John Bew is a Professor in History and Foreign Policy at the Department of War Studies, King’s College London, where he leads a major new project called the Grand Strategy Programme. The core aim of the Grand Strategy Programme is knowledge transfer: to bring more historical and strategic expertise to statecraft, diplomacy and foreign policy. It will also investigate the origins and future of the idea of World Order, with the support of a grant from the Leverhulme Trust.
In 2015, he was awarded the Philip Leverhulme Prize for Politics and International Studies, which ‘recognises the achievement of outstanding researchers whose work has already attracted international recognition and whose future career is exceptionally promising’. In 2013-14, he was the youngest ever holder of the Henry A. Kissinger Chair in Foreign Policy at the John W. Kluge Center at the US Library of Congress. In 2014-15, he held a Leverhulme Trust Scholarship in order to complete my history of the concept of realpolitik. He was formerly co-Director of International Centre for the Study of Radicalisation and Political Violence, having arrived at King’s in 2010.
He is the author of five books and numerous academic articles, which are bound together by an interest in history and contemporary statecraft. His fifth book, Citizen Clem: A Life of Attlee (Riverrun and Oxford University Press), was published in September 2016 and has been described as ‘easily the best single-volume, cradle-to-grave life of Clement Attlee yet written’. His fourth book Realpolitik: A History, was published by Oxford University Press in January 2016, and was widely reviewed widely in the international media including the Financial Times, Prospect, New Statesman, National Interest, and Wall Street Journal, as well as the top peer-reviewed journals in the field.

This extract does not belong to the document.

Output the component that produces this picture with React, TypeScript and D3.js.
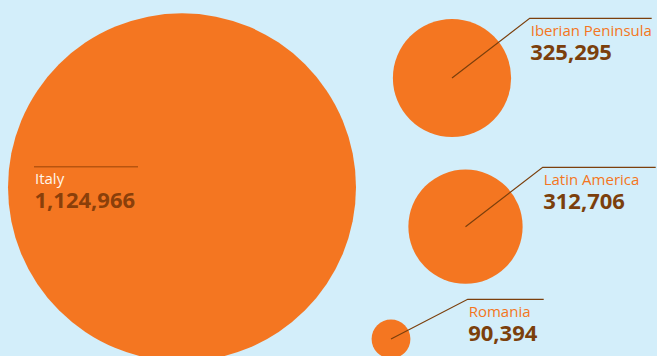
import React from "react";
import * as d3 from "d3";

const categories = ["Italy", "Iberian Peninsula", "Latin America", "Romania"];
const values = [1124966, 325295, 312706, 90394];

// layout (not data): circle centres and label elbows
const W = 657;
const H = 356;
const centers: [number, number][] = [
  [182, 187.3],
  [452, 78],
  [465.5, 226.7],
  [391, 339],
];
const elbows: [number, number, number][] = [
  [34, 166.7, 104],
  [529.7, 18.3, 122],
  [542.7, 167.3, 113],
  [467.7, 299.3, 76],
];

const BG = "#D3EEFA";
const ORANGE = "#F47621";
const BROWN = "#7B3F0C";
const FONT = "'Open Sans', 'Noto Sans', sans-serif";

export default function App() {
  const r = d3
    .scalePow()
    .exponent(0.87)
    .domain([0, d3.max(values) as number])
    .range([0, 174]);
  const fmt = d3.format(",");

  return (
    <svg
      width={W}
      height={H}
      style={{ position: "absolute", left: 0, top: 0, display: "block" }}
      fontFamily={FONT}
    >
      <rect x={0} y={0} width={W} height={H} fill={BG} />
      {values.map((v, i) => (
        <circle key={"c" + i} cx={centers[i][0]} cy={centers[i][1]} r={r(v)} fill={ORANGE} />
      ))}
      {categories.map((c, i) => {
        const [ex, ey, len] = elbows[i];
        const inside = i === 0;
        const path = inside
          ? `M${ex},${ey}H${ex + len}`
          : `M${centers[i][0]},${centers[i][1]}L${ex},${ey}H${ex + len}`;
        return (
          <g key={"l" + i}>
            <path
              d={path}
              fill="none"
              stroke={inside ? "#B8540F" : BROWN}
              strokeWidth={inside ? 1.5 : 1.2}
            />
            <text
              x={ex + 1}
              y={ey + 17.5}
              fontSize={15}
              fontWeight={500}
              fill={inside ? "#FFF6EC" : ORANGE}
            >
              {c}
            </text>
            <text
              x={ex + 0.5}
              y={ey + 41.5}
              fontSize={22}
              fontWeight={700}
              fill={inside ? "#8A3F0A" : BROWN}
            >
              {fmt(values[i])}
            </text>
          </g>
        );
      })}
    </svg>
  );
}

His third book, Castlereagh: Enlightenment, War & Tyranny (Oxford University Press), was the lead review in the Times Literary Supplement, and a book of the year in The Wall Street Journal, The Spectator, Sunday Telegraph, Total Politics, and BBC Parliament’s Booktalk. Previous books include a co-written work, Talking to Terrorists: Making Peace in Northern Ireland and the Basque Country (Columbia University Press, 2009), which was named in Foreign Policy magazine’s Global Thinkers Book Club and as the best in its category in the journal, Perspectives on Terrorism.
He is a contributing writer at the New Statesman, and cover the release of state papers for the Irish Times. He has also written for the Times Literary Supplement, American Interest, National Interest, New Republic, Literary Review, and History Today. He is currently working with the think tank Policy Exchange, where he is leading a new academic commission examining the question of Britain in the World. The project was launched by the UK Secretary of State for Defence in May 2016 and aims to bring more academic expertise into the policy making process.
From 2007-10, he was Lecturer in Modern British History, Harris Fellow and Director of Studies at Peterhouse, Cambridge University, where he was previously a Junior Research Fellow. He completed his education at Pembroke College, Cambridge where he was a Foundation Scholar and a Thornton Scholar and attained a first class BA in History. He won the Member’s Prize for the best MPhil in Historical Studies, before going on to complete his PhD in 2006.